Here we go again, the phrase presidential candidate, Ronald Reagan, made famous in a response to President Jimmy Carter in the 1980 presidential debates. But this time the phrase applies to the historic Anti-Semitic statement about Jewish culpability in killing Christ, resurrected by none other than Virginia House of Delegate member, Frank Hargrove. In opposing legislation that formally apologizes for the state’s involvement in slavery, Delegate Hargrove made the comparison to asking modern day Jews to apologize for killing Christ. Of course, Delegate Hargrove was not suggesting that Jews actually killed the savior or that today’s Jews are somehow responsible for Christ’s death. Rather, his point was that how can future generations apologize for actions of their ancestors. Leaving aside the merit of his major point, which is debatable, raising the issue of Jewish culpability in the death of Christ, even in terms of an analogy, is deeply troubling.

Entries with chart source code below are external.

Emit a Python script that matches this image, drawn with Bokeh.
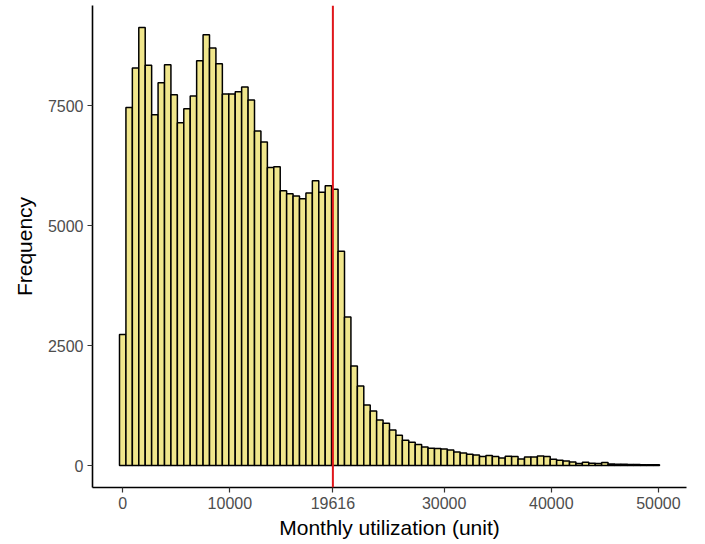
from bokeh.plotting import figure
from bokeh.models import Range1d, FixedTicker, Span, ColumnDataSource
from bokeh.embed import file_html
from bokeh.resources import INLINE

# ---- data ----
bin_start = -300
bin_width = 600
counts = [2730, 7464, 8284, 9131, 8340, 7312, 7979, 8354, 7729, 7146,
          7437, 7701, 8437, 8979, 8700, 8375, 7742, 7742, 7791, 7888,
          7617, 6971, 6742, 6214, 6229, 5729, 5666, 5617, 5562, 5680,
          5937, 5694, 5833, 5756, 4464, 3097, 2076, 1660, 1264, 1139,
          951, 882, 743, 632, 528, 486, 437, 389, 361, 354,
          347, 326, 285, 264, 236, 222, 187, 208, 187, 160,
          194, 187, 139, 180, 180, 201, 187, 132, 111, 97,
          76, 42, 69, 49, 42, 62, 35, 28, 28, 21,
          21, 20, 15, 15]
x_ticks = [0, 10000, 19616, 30000, 40000, 50000]
y_ticks = [0, 2500, 5000, 7500]
median_value = 19616
x_title = "Monthly utilization (unit)"
y_title = "Frequency"

left = [bin_start + i * bin_width for i in range(len(counts))]
right = [l + bin_width for l in left]
src = ColumnDataSource(dict(left=left, right=right, top=counts, bottom=[0] * len(counts)))

xmin, xmax = left[0], right[-1]
xpad = 0.05 * (xmax - xmin)
ymax = max(counts)
ypad = 0.05 * ymax

p = figure(width=705, height=544, output_backend="svg", toolbar_location=None,
           x_range=Range1d(xmin - xpad, xmax + xpad),
           y_range=Range1d(-ypad, ymax + ypad),
           min_border_left=92, min_border_right=19, min_border_top=5, min_border_bottom=57)
p.outline_line_color = None
p.xgrid.grid_line_color = None
p.ygrid.grid_line_color = None
p.background_fill_color = "white"
p.border_fill_color = "white"

p.quad(left="left", right="right", top="top", bottom="bottom", source=src,
       fill_color="#F0E68C", line_color="black", line_width=1.5)

p.add_layout(Span(location=median_value, dimension="height", line_color="#E0161B", line_width=2))

font = "Liberation Sans"
for ax in (p.xaxis[0], p.yaxis[0]):
    ax.axis_line_color = "black"
    ax.axis_line_width = 1.6
    ax.major_tick_line_color = "#333333"
    ax.major_tick_line_width = 1.2
    ax.major_tick_out = 5
    ax.major_tick_in = 0
    ax.minor_tick_line_color = None
    ax.major_label_text_font = font
    ax.major_label_text_font_size = "16px"
    ax.major_label_text_color = "#4D4D4D"
    ax.axis_label_text_font = font
    ax.axis_label_text_font_size = "21px"
    ax.axis_label_text_font_style = "normal"
    ax.axis_label_text_color = "black"

p.xaxis.ticker = FixedTicker(ticks=x_ticks)
p.yaxis.ticker = FixedTicker(ticks=y_ticks)
p.xaxis.major_label_overrides = {t: str(t) for t in x_ticks}
p.yaxis.major_label_overrides = {t: str(t) for t in y_ticks}
p.xaxis.axis_label = x_title
p.yaxis.axis_label = y_title
p.xaxis.major_label_standoff = 4
p.yaxis.major_label_standoff = 4
p.xaxis.axis_label_standoff = 4
p.yaxis.axis_label_standoff = 9

open("out.html", "w").write(file_html(p, INLINE))
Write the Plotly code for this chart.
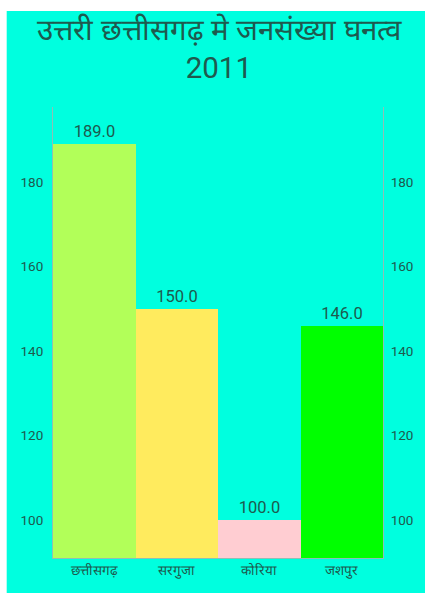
import plotly.graph_objects as go

categories = ["छत्तीसगढ़", "सरगुजा", "कोरिया", "जशपुर"]
values = [189.0, 150.0, 100.0, 146.0]
bar_colors = ["#B2FF59", "#FFEB5E", "#FFCDD2", "#00FF00"]
tick_vals = [100, 120, 140, 160, 180]
title_text = "उत्तरी छत्तीसगढ़ मे जनसंख्या घनत्व<br>2011"

W, H = 425, 593
L, R, T, B = 53, 37, 107, 35
pw, ph = W - L - R, H - T - B
def px_x(px):
    return (px - L) / pw
def px_y(py):
    return (H - B - py) / ph

text_col = "#1E5A4E"
axis_col = "#8FBFB5"
bg = "#00FFDF"

fig = go.Figure()
fig.add_trace(go.Bar(
    x=categories, y=values,
    marker=dict(color=bar_colors, line=dict(width=0)),
    text=[f"{v:.1f}" for v in values],
    textposition="outside",
    textfont=dict(size=16.5, color=text_col, family="Roboto"),
    cliponaxis=False,
    width=1.0,
))
fig.add_trace(go.Bar(x=categories, y=values, yaxis="y2", opacity=0,
                     hoverinfo="skip", showlegend=False, width=1.0))

# white page border at left and top (outside the cyan card)
fig.add_shape(type="rect", xref="paper", yref="paper", layer="below",
              x0=px_x(-10), x1=px_x(6), y0=px_y(650), y1=px_y(-10),
              fillcolor="white", line=dict(width=0))
fig.add_shape(type="rect", xref="paper", yref="paper", layer="below",
              x0=px_x(-10), x1=px_x(450), y0=px_y(11), y1=px_y(-10),
              fillcolor="white", line=dict(width=0))

yr = [91, 197.8]
fig.update_layout(
    width=W, height=H,
    margin=dict(l=L, r=R, t=T, b=B),
    paper_bgcolor=bg,
    plot_bgcolor=bg,
    showlegend=False,
    bargap=0,
    barmode="overlay",
    title=dict(text=title_text, x=0.515, xanchor="center",
               y=1 - 40 / H, yanchor="top", yref="container",
               font=dict(size=29.5, color=text_col, family="Roboto")),
    xaxis=dict(showgrid=False, showline=True, linecolor=axis_col, linewidth=1,
               ticks="", tickfont=dict(size=13.5, color=text_col),
               range=[-0.5, 3.5], fixedrange=True),
    yaxis=dict(range=yr, tickvals=tick_vals, showgrid=False, zeroline=False,
               showline=True, linecolor=axis_col, linewidth=1, ticks="",
               ticklabelstandoff=6,
               tickfont=dict(size=13.5, color=text_col, family="Roboto")),
    yaxis2=dict(range=yr, tickvals=tick_vals, overlaying="y", side="right",
                showgrid=False, zeroline=False, showline=True,
                linecolor=axis_col, linewidth=1, ticks="",
                ticklabelstandoff=4,
                tickfont=dict(size=13.5, color=text_col, family="Roboto")),
)

fig.write_html("out.html")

If the Christ killing accusation was buried in history following the Middle Ages, no one would care much. But it’s not. Anti-Semitism is once again on the rise throughout the world. Believe it or not, the Muslim world often quotes Christian medieval statements about the Jews culpability in the killing of Christ to show just how evil Jews are. Even among certain Christian circles within the United States, this is still believed. Honestly, Mel Gibson’s movie, “the Passion,” didn’t help. But aside from the twisted idea that somehow modern day Jews are responsible for actions taken against someone almost 2,000 years ago, the very assertion of collective Jewish guilt at the time of Jesus is absolutely absurd.
Who killed Christ? The New Testament makes it abundantly clear that no one killed him. Rather, he voluntarily laid down his own life. Does the New Testament show Jesus in conflict with Jewish leaders? Absolutely. But anyone who knows anything about 2nd Temple Judaism recognizes that various Jewish groups were in constant conflict with one another, often declaring the other side to be “a child of the devil.” Yes, according to the New Testament the Jewish High priest and his cohorts handed Jesus over to the Romans for punishment and wanted him executed. But the high priest and much of the Sanhedrin (the Jewish ruling body) were political lackeys of Rome, descendants of King Herod’s appointments. In the end the Romans put him to death. Hence, if anyone is responsible it’s the Romans and their allies within Jewish ruling circles. But these groups did not represent the Jewish world. In fact, following the destruction of the 2nd Temple, 40 years later, the Sanhedrin was completely overhauled, and the new governing body excluded most of those associated with the earlier one.
If the Jews killed Christ, then what about his Jewish followers? What about the writers of the New Testament, who were all Jews, save possibly one? What about the scores of thousands and even hundreds of thousands of Jews who believed in Christ by the end of the 1st century and beginning of the 2nd? These numbers are compared to the handful of Jews who were actually involved in the recommendation to the Romans to put him to death. The Christ killing allegation against Jews developed much later and was a transfer of earlier Roman/Greek Anti-Semitism to an increasingly Gentile church. Once embedded it was a convenient conspiracy myth that grew into a monster, which still lurks among the ignorant and perpetrators of evil around the world. The only accurate statement about the subject is this: the Jews did not kill Christ.